Le sénateur Baker : Nous avons examiné les faits concernant les détenus, leurs représentants qui ont comparu devant le comité, ainsi que le coût réel.
Honorable sénateur, dans votre discours, vous avez demandé que cette question soit renvoyée au Comité sénatorial permanent des affaires juridiques et constitutionnelles. Je tiens à appuyer la motion, car je ne crois pas qu'il soit nécessaire de débattre davantage de ce projet de loi. Je suis d'accord pour dire que nous devrions renvoyer ce projet de loi au comité. Vous y siégez, et vous êtes un expert dans nombre de ces domaines. Nous vous convoquerons peut-être à titre de témoin spécial, ne serait-ce que pour entendre l'avis du motionnaire et savoir s'il accepterait de proposer des amendements souhaitables, particulièrement en ce qui concerne certains aspects dont j'ai parlé, afin de ne pas restreindre les exclusions prévues dans la loi. Par exemple, en ce qui concerne le paragraphe 78.1(4), on pourrait insérer une expression comme « ou dans des circonstances semblables » ou « ou dans des affaires semblables ». Je suis d'accord avec vous: nous devons disposer du projet de loi. De plus, je voudrais appuyer votre motion tendant à renvoyer immédiatement le projet de loi au Comité des affaires juridiques et constitutionnelles, qui cherche du travail à faire en ce moment.
Son Honneur le Président intérimaire : Les honorables sénateurs sont-ils prêts à se prononcer?
Des voix : Le vote!
Son Honneur le Président intérimaire : Vous plaît-il, honorables sénateurs, d'adopter la motion?
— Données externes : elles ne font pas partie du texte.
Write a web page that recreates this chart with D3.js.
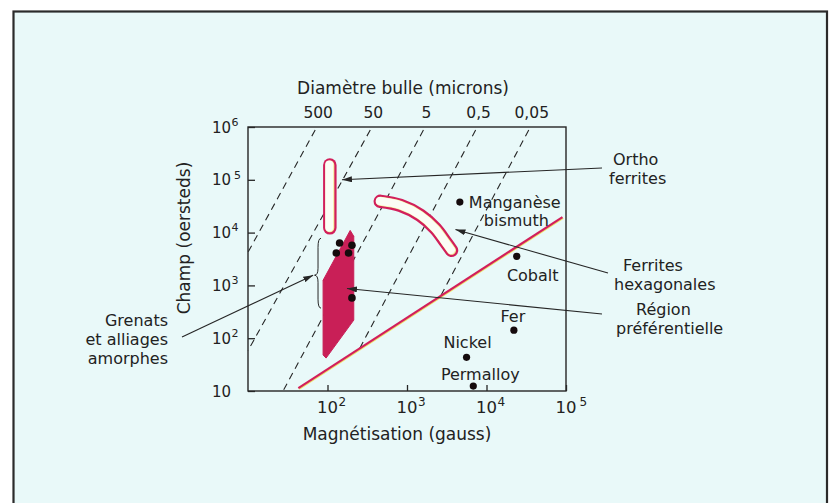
<!DOCTYPE html>
<html>
<head>
<meta charset="utf-8">
<script src="https://cdn.jsdelivr.net/npm/d3@7"></script>
<style>
  body { margin: 0; background: #fff; }
  svg { display: block; }
  text { font-family: 'DejaVu Sans', sans-serif; fill: #222; }
</style>
</head>
<body>
<div id="chart"></div>
<script>
const materials = ['Manganèse', 'Cobalt', 'Fer', 'Nickel', 'Permalloy'];
const matM = [4620, 24000, 22100, 5610, 6820];
const matH = [37900, 3560, 142, 43.4, 12.4];

const garnetM = [142, 203, 129, 184, 203];
const garnetH = [6360, 5750, 4110, 4110, 580];

// "region preferentielle" outline
const regionM = [193, 214, 214, 96, 88, 88];
const regionH = [11000, 8510, 220, 42, 48, 1250];

// centre lines of the two bands
const orthoM = [107, 107];
const orthoH = [12300, 191000];
const hexM = [462, 826, 1476, 2280, 3050, 3630];
const hexH = [39100, 32800, 21200, 11900, 6640, 4620];

// stability limit
const limitM = [43, 90300];
const limitH = [11.3, 19700];

// lines of constant bubble diameter (microns)
const bubbleLabels = ['500', '50', '5', '0,5', '0,05'];
const bubbleTopM = [70, 345, 1610, 7300, 34000]; // where each meets 10^6 Oe
const bubbleEndM = [10, 10, 27.6, 251, 2640];
const bubbleEndH = [4250, 58, 10, 62, 625];

const yTicks = [10, 1e2, 1e3, 1e4, 1e5, 1e6];
const xTicks = [1e2, 1e3, 1e4, 1e5];

const width = 834;
const height = 503;

const x = d3.scaleLog().domain([10, 1e5]).range([248, 566]);
const y = d3.scaleLog().domain([10, 1e6]).range([391, 127]);

const red = '#d21f5b';
const ink = '#262626';

const svg = d3
  .select('#chart')
  .append('svg')
  .attr('width', width)
  .attr('height', height);

svg
  .append('defs')
  .append('marker')
  .attr('id', 'arrow')
  .attr('viewBox', '0 0 10 6')
  .attr('refX', 10)
  .attr('refY', 3)
  .attr('markerWidth', 10)
  .attr('markerHeight', 6)
  .attr('markerUnits', 'userSpaceOnUse')
  .attr('orient', 'auto')
  .append('path')
  .attr('d', 'M0,0L10,3L0,6Z')
  .attr('fill', ink);

// page frame
svg
  .append('rect')
  .attr('x', 13.5)
  .attr('y', 11.5)
  .attr('width', 813.5)
  .attr('height', 520)
  .attr('fill', '#e9f9f9')
  .attr('stroke', '#2b2b2b')
  .attr('stroke-width', 2.2);

// dashed iso-diameter lines
const bubbles = bubbleLabels.map((l, i) => ({
  label: l,
  top: [bubbleTopM[i], 1e6],
  end: [bubbleEndM[i], bubbleEndH[i]],
}));

svg
  .append('g')
  .selectAll('line')
  .data(bubbles)
  .join('line')
  .attr('x1', (d) => x(d.top[0]))
  .attr('y1', (d) => y(d.top[1]) + 3)
  .attr('x2', (d) => x(d.end[0]))
  .attr('y2', (d) => y(d.end[1]))
  .attr('stroke', ink)
  .attr('stroke-width', 1.1)
  .attr('stroke-dasharray', '7,5');

svg
  .append('g')
  .selectAll('text')
  .data(bubbles)
  .join('text')
  .attr('x', (d) => x(d.top[0]) + 3)
  .attr('y', 118)
  .attr('text-anchor', 'middle')
  .attr('font-size', 15.5)
  .text((d) => d.label);

svg
  .append('text')
  .attr('x', 403)
  .attr('y', 94)
  .attr('text-anchor', 'middle')
  .attr('font-size', 17)
  .text('Diamètre bulle (microns)');

// limit line
const line = d3
  .line()
  .x((d) => x(d[0]))
  .y((d) => y(d[1]));

const limit = limitM.map((m, i) => [m, limitH[i]]);
svg
  .append('path')
  .attr('d', line(limit))
  .attr('transform', 'translate(0.8,1)')
  .attr('stroke', '#efe36a')
  .attr('stroke-width', 1.4)
  .attr('fill', 'none');
svg
  .append('path')
  .attr('d', line(limit))
  .attr('stroke', red)
  .attr('stroke-width', 2.2)
  .attr('fill', 'none');

// preferred region
svg
  .append('path')
  .attr('d', line(regionM.map((m, i) => [m, regionH[i]])) + 'Z')
  .attr('fill', '#c91f57')
  .attr('stroke', '#c91f57')
  .attr('stroke-width', 1)
  .attr('stroke-linejoin', 'round');

// outlined bands (ortho ferrites, hexagonal ferrites)
const band = (pts, curve) => {
  const p = d3
    .line()
    .curve(curve)
    .x((d) => x(d[0]))
    .y((d) => y(d[1]))(pts);
  const g = svg.append('g').attr('fill', 'none').attr('stroke-linecap', 'round');
  g.append('path').attr('d', p).attr('stroke', red).attr('stroke-width', 13.5);
  g.append('path').attr('d', p).attr('stroke', '#f3ee9c').attr('stroke-width', 9);
  g.append('path')
    .attr('d', p)
    .attr('stroke', '#fbfdf5')
    .attr('stroke-width', 8)
    .attr('transform', 'translate(-0.6,-0.4)');
};

band(
  orthoM.map((m, i) => [m, orthoH[i]]),
  d3.curveLinear
);
band(
  hexM.map((m, i) => [m, hexH[i]]),
  d3.curveCatmullRom
);

// garnet dots
svg
  .append('g')
  .selectAll('circle')
  .data(garnetM.map((m, i) => [m, garnetH[i]]))
  .join('circle')
  .attr('cx', (d) => x(d[0]))
  .attr('cy', (d) => y(d[1]))
  .attr('r', 3.8)
  .attr('fill', '#150b0d');

// materials
const mats = materials.map((name, i) => ({ name, m: matM[i], h: matH[i] }));
svg
  .append('g')
  .selectAll('circle')
  .data(mats)
  .join('circle')
  .attr('cx', (d) => x(d.m))
  .attr('cy', (d) => y(d.h))
  .attr('r', 3.6)
  .attr('fill', '#150b0d');

// label offsets from each point (dx, dy, anchor)
const matLabelPos = {
  Manganèse: [9, 6, 'start'],
  Cobalt: [16, 25, 'middle'],
  Fer: [-1, -8, 'middle'],
  Nickel: [1, -9, 'middle'],
  Permalloy: [7, -6, 'middle'],
};

svg
  .append('g')
  .selectAll('text')
  .data(mats)
  .join('text')
  .attr('x', (d) => x(d.m) + matLabelPos[d.name][0])
  .attr('y', (d) => y(d.h) + matLabelPos[d.name][1])
  .attr('text-anchor', (d) => matLabelPos[d.name][2])
  .attr('font-size', 16)
  .text((d) => d.name);

svg
  .append('text')
  .attr('x', x(matM[0]) + 24)
  .attr('y', y(matH[0]) + 24)
  .attr('font-size', 16)
  .text('bismuth');

// brace beside the garnet region
{
  const bx = x(76);
  const t = y(7800);
  const b = y(371);
  const c = y(1560);
  svg
    .append('path')
    .attr(
      'd',
      `M${bx + 3},${t}Q${bx},${t} ${bx},${t + 9}L${bx},${c - 7}Q${bx},${c} ${bx - 3.5},${c}` +
        `Q${bx},${c} ${bx},${c + 7}L${bx},${b - 9}Q${bx},${b} ${bx + 3},${b}`
    )
    .attr('fill', 'none')
    .attr('stroke', ink)
    .attr('stroke-width', 1);
}

// frame of the plot
svg
  .append('rect')
  .attr('x', x(10))
  .attr('y', y(1e6))
  .attr('width', x(1e5) - x(10))
  .attr('height', y(10) - y(1e6))
  .attr('fill', 'none')
  .attr('stroke', ink)
  .attr('stroke-width', 1.4);

const sup = (sel, big, small) => {
  sel.each(function (d) {
    const e = Math.round(Math.log10(d));
    const t = d3.select(this).text('');
    t.append('tspan').attr('font-size', big).text('10');
    if (e > 1)
      t.append('tspan')
        .attr('font-size', small)
        .attr('dy', -big * 0.45)
        .attr('dx', d === 1e5 ? 3 : 0.5)
        .text(e);
  });
};

const yAxis = svg
  .append('g')
  .attr('transform', `translate(${x(10)},0)`)
  .call(d3.axisLeft(y).tickValues(yTicks).tickSize(-7).tickSizeOuter(0));
yAxis.select('.domain').remove();
yAxis.selectAll('line').attr('stroke', ink).attr('stroke-width', 1.3);
yAxis
  .selectAll('text')
  .attr('x', -36)
  .attr('dy', 5)
  .attr('text-anchor', 'start')
  .attr('fill', '#222')
  .call(sup, 15, 11);

const xAxis = svg
  .append('g')
  .attr('transform', `translate(0,${y(10)})`)
  .call(d3.axisBottom(x).tickValues(xTicks).tickSize(-6).tickSizeOuter(0));
xAxis.select('.domain').remove();
xAxis.selectAll('line').attr('stroke', ink).attr('stroke-width', 1.3);
xAxis
  .selectAll('text')
  .attr('x', -11)
  .attr('y', 22)
  .attr('dy', 0)
  .attr('text-anchor', 'start')
  .attr('fill', '#222')
  .call(sup, 16.5, 12);

svg
  .append('text')
  .attr('x', 397)
  .attr('y', 440)
  .attr('text-anchor', 'middle')
  .attr('font-size', 17)
  .text('Magnétisation (gauss)');

svg
  .append('text')
  .attr('transform', 'translate(190,238) rotate(-90)')
  .attr('text-anchor', 'middle')
  .attr('font-size', 17)
  .text('Champ (oersteds)');

// annotations with arrows
const notes = [
  { lines: ['Ortho', 'ferrites'], xs: [613, 609], ys: [165, 184], anchor: 'start', tail: [602, 168], tip: [152, 1.0e5] },
  { lines: ['Ferrites', 'hexagonales'], xs: [623, 614], ys: [271, 290], anchor: 'start', tail: [608, 273], tip: [4070, 11400] },
  { lines: ['Région', 'préférentielle'], xs: [636, 616], ys: [315, 334], anchor: 'start', tail: [602, 314], tip: [176, 873] },
  { lines: ['Grenats', 'et alliages', 'amorphes'], xs: [168, 168, 168], ys: [326, 345, 364], anchor: 'end', tail: [182, 337], tip: [66, 1560] },
];

notes.forEach((n) => {
  svg
    .append('line')
    .attr('x1', n.tail[0])
    .attr('y1', n.tail[1])
    .attr('x2', x(n.tip[0]))
    .attr('y2', y(n.tip[1]))
    .attr('stroke', ink)
    .attr('stroke-width', 1.1)
    .attr('marker-end', 'url(#arrow)');
  n.lines.forEach((l, i) => {
    svg
      .append('text')
      .attr('x', n.xs[i])
      .attr('y', n.ys[i])
      .attr('text-anchor', n.anchor)
      .attr('font-size', 16)
      .text(l);
  });
});
</script>
</body>
</html>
Une voix : Avec dissidence.
(La motion est adoptée avec dissidence et le projet de loi est lu pour la deuxième fois.)
Renvoi au comité
Son Honneur le Président intérimaire : Honorables sénateurs, quand lirons-nous le projet de loi pour la troisième fois?
(Sur la motion du sénateur McIntyre, le projet de loi est renvoyé au Comité sénatorial permanent des affaires juridiques et constitutionnelles.)
Le Tour de l'Alberta
Interpellation—Suite du débat
L'ordre du jour appelle :
Reprise du débat sur l'interpellation de l'honorable sénateur Mitchell attirant l'attention du Sénat sur le Tour de l'Alberta, le festival cycliste du Canada.
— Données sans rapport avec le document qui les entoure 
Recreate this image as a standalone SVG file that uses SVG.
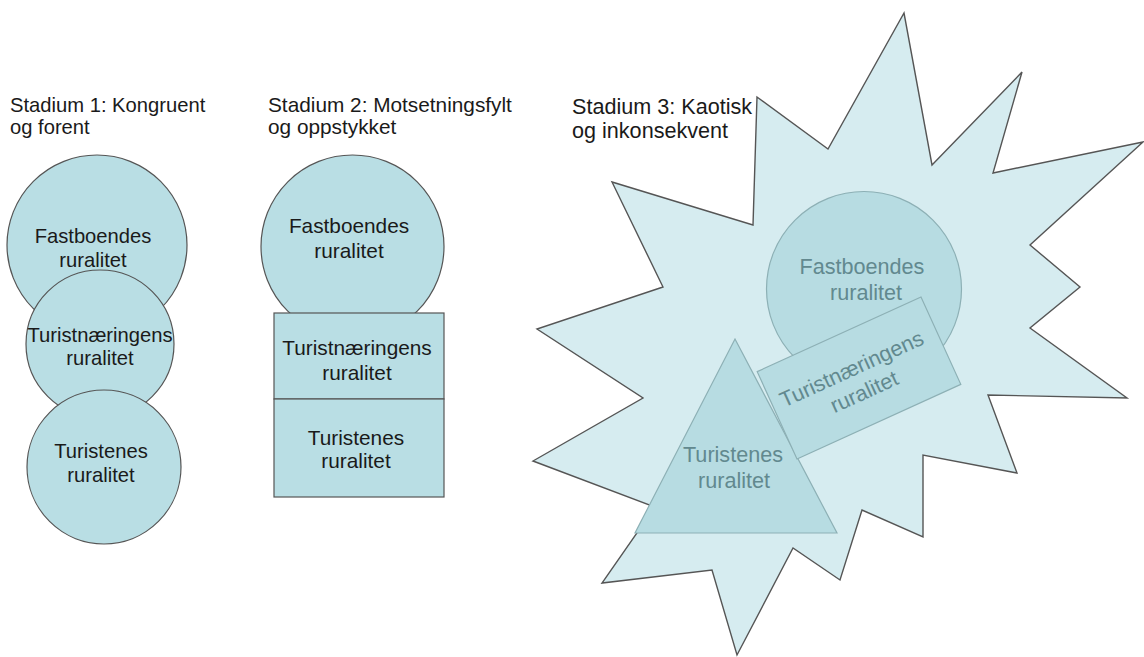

L'honorable Joseph A. Day : Honorables sénateurs, j'ai demandé l'ajournement pour attirer votre attention sur l'interpellation du sénateur Mitchell. J'ai l'intention de prendre la parole sur cette question, qui a trait au phénomène du cyclisme au Canada. J'invite les sénateurs à bien prendre connaissance de l'interpellation. J'espère que, après mon intervention, d'autres sénateurs voudront se joindre à moi. J'estime que le sujet de l'interpellation dépasse largement la course sur route qui a eu lieu en Alberta, et nous fournit l'occasion de parler du phénomène du cyclisme en général et de son évolution au Canada.
(Sur la motion du sénateur Day, le débat est ajourné.)
(La séance est levée, et le Sénat s'ajourne à 14 heures demain.)